By Seth Borenstein The Associated Press

WASHINGTON — Global warming could reduce how many hurricanes hit the USA, according to a new federal study that clashes with other research.

The study is the latest in a contentious scientific debate over how man-made global warming may affect the intensity and number of hurricanes.

In it, researchers link warming waters, especially in the Indian and Pacific oceans, to increased vertical wind shear in the Atlantic Ocean near the USA. Wind shear — a change in wind speed or direction — makes it hard for hurricanes to form, strengthen and stay alive.

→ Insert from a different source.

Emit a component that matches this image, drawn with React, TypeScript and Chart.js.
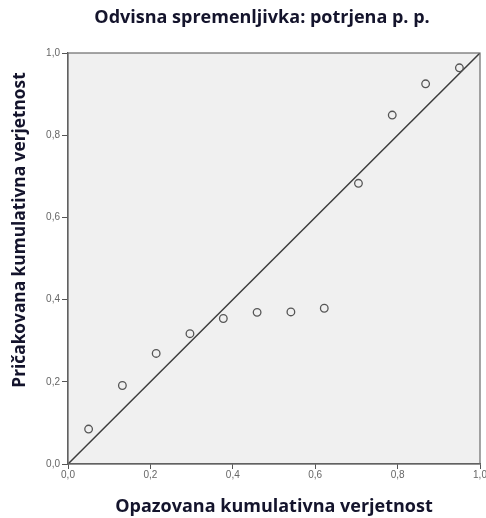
import { useEffect, useRef } from "react";
import { Chart, registerables } from "chart.js";

Chart.register(...registerables);

const chartTitle = "Odvisna spremenljivka: potrjena p. p.";
const xAxisTitle = "Opazovana kumulativna verjetnost";
const yAxisTitle = "Pričakovana kumulativna verjetnost";

const observedProb = [0.05, 0.132, 0.214, 0.296, 0.377, 0.459, 0.541, 0.622, 0.705, 0.787, 0.868, 0.95];
const expectedProb = [0.085, 0.191, 0.269, 0.317, 0.354, 0.369, 0.37, 0.379, 0.683, 0.849, 0.925, 0.964];
const refLineX = [0, 1];
const refLineY = [0, 1];
const tickLabels = ["0,0", "0,2", "0,4", "0,6", "0,8", "1,0"];

const TITLE_FONT = "'Open Sans', Lato, sans-serif";
const TITLE_COLOR = "#14142c";

const framePlugin = {
  id: "framePlugin",
  beforeDraw(chart: any) {
    const { ctx, chartArea } = chart;
    const { left, top, right, bottom } = chartArea;
    ctx.save();
    ctx.fillStyle = "#f0f0f0";
    ctx.fillRect(left, top, right - left, bottom - top);
    ctx.restore();
  },
  afterDraw(chart: any) {
    const { ctx, chartArea } = chart;
    const { left, top, right, bottom } = chartArea;
    ctx.save();
    ctx.strokeStyle = "#6a6a6a";
    ctx.lineWidth = 1.2;
    ctx.strokeRect(left, top, right - left, bottom - top);
    // main title
    ctx.fillStyle = TITLE_COLOR;
    ctx.font = `bold 18px ${TITLE_FONT}`;
    ctx.textAlign = "center";
    ctx.textBaseline = "middle";
    ctx.fillText(chartTitle, 262, 18);
    // y axis title
    ctx.translate(20, 230);
    ctx.rotate(-Math.PI / 2);
    ctx.font = `bold 17.3px ${TITLE_FONT}`;
    ctx.fillText(yAxisTitle, 0, 0);
    ctx.restore();
  },
};

export default function App() {
  const canvasRef = useRef<HTMLCanvasElement | null>(null);

  useEffect(() => {
    if (!canvasRef.current) return;
    const points = observedProb.map((x, i) => ({ x, y: expectedProb[i] }));
    const line = refLineX.map((x, i) => ({ x, y: refLineY[i] }));
    const chart = new Chart(canvasRef.current, {
      type: "scatter",
      data: {
        datasets: [
          {
            type: "line",
            data: line,
            borderColor: "#3c3c3c",
            borderWidth: 1.5,
            pointRadius: 0,
            fill: false,
            order: 2,
          } as any,
          {
            type: "scatter",
            data: points,
            pointStyle: "circle",
            pointRadius: 3.8,
            borderWidth: 1.3,
            borderColor: "#555",
            backgroundColor: "rgba(0,0,0,0)",
            order: 1,
          } as any,
        ],
      },
      options: {
        animation: false,
        responsive: false,
        maintainAspectRatio: false,
        devicePixelRatio: 1,
        layout: { padding: { left: 0, right: 6, top: 53, bottom: 0 } },
        plugins: {
          legend: { display: false },
          title: { display: false },
          tooltip: { enabled: false },
        },
        scales: {
          x: {
            type: "linear",
            min: 0,
            max: 1,
            ticks: {
              stepSize: 0.2,
              padding: 0,
              color: "#666",
              font: { family: "'Liberation Sans', Arial, sans-serif", size: 10 },
              maxRotation: 0,
              callback: (v: any) => tickLabels[Math.round(Number(v) / 0.2)],
            },
            grid: {
              display: true,
              drawOnChartArea: false,
              drawTicks: true,
              tickLength: 5,
              color: "#555",
            },
            border: { display: true, color: "#555", width: 1.2 },
            title: {
              display: true,
              text: xAxisTitle,
              color: TITLE_COLOR,
              font: { family: TITLE_FONT, size: 18, weight: "bold" },
              padding: { top: 0, bottom: 0 },
            },
            afterFit: (scale: any) => {
              scale.height = 54;
              scale.paddingLeft = 0;
              scale.paddingRight = 0;
            },
          },
          y: {
            type: "linear",
            min: 0,
            max: 1,
            ticks: {
              stepSize: 0.2,
              padding: 2,
              color: "#666",
              font: { family: "'Liberation Sans', Arial, sans-serif", size: 10 },
              callback: (v: any) => tickLabels[Math.round(Number(v) / 0.2)],
            },
            grid: {
              display: true,
              drawOnChartArea: false,
              drawTicks: true,
              tickLength: 6,
              color: "#555",
            },
            border: { display: true, color: "#555", width: 1.2 },
            afterFit: (scale: any) => {
              scale.width = 68;
              scale.paddingTop = 0;
              scale.paddingBottom = 0;
            },
          },
        },
      },
      plugins: [framePlugin],
    } as any);
    return () => chart.destroy();
  }, []);

  return (
    <div style={{ position: "absolute", left: 0, top: 0, width: 486, height: 518, background: "#fff" }}>
      <canvas ref={canvasRef} width={486} height={518} style={{ display: "block" }} />
    </div>
  );
}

That means "global warming may decrease the likelihood of hurricanes making landfall" in the USA, according to researchers at the National Oceanic and Atmospheric Administration's Atlantic Oceanographic and Meteorological Laboratory in Miami and the University of Miami. Every degree Celsius that the oceans warm, the wind shear increases by up to 10 mph, weakening storm formation, said study author Chunzai Wang, a NOAA researcher.

Critics said Wang's study is based on poor data that were rejected by scientists on the Nobel Prize-winning Intergovernmental Panel on Climate Change. They said that at times, only one in 10 North Atlantic hurricanes hit the U.S. coast, and that the data reflect a small percentage of storms around the globe.

Hurricanes hitting land "are not a reliable record" for how hurricanes have changed, said Kevin Trenberth, of the National Center for Atmospheric Research in Boulder, Colo.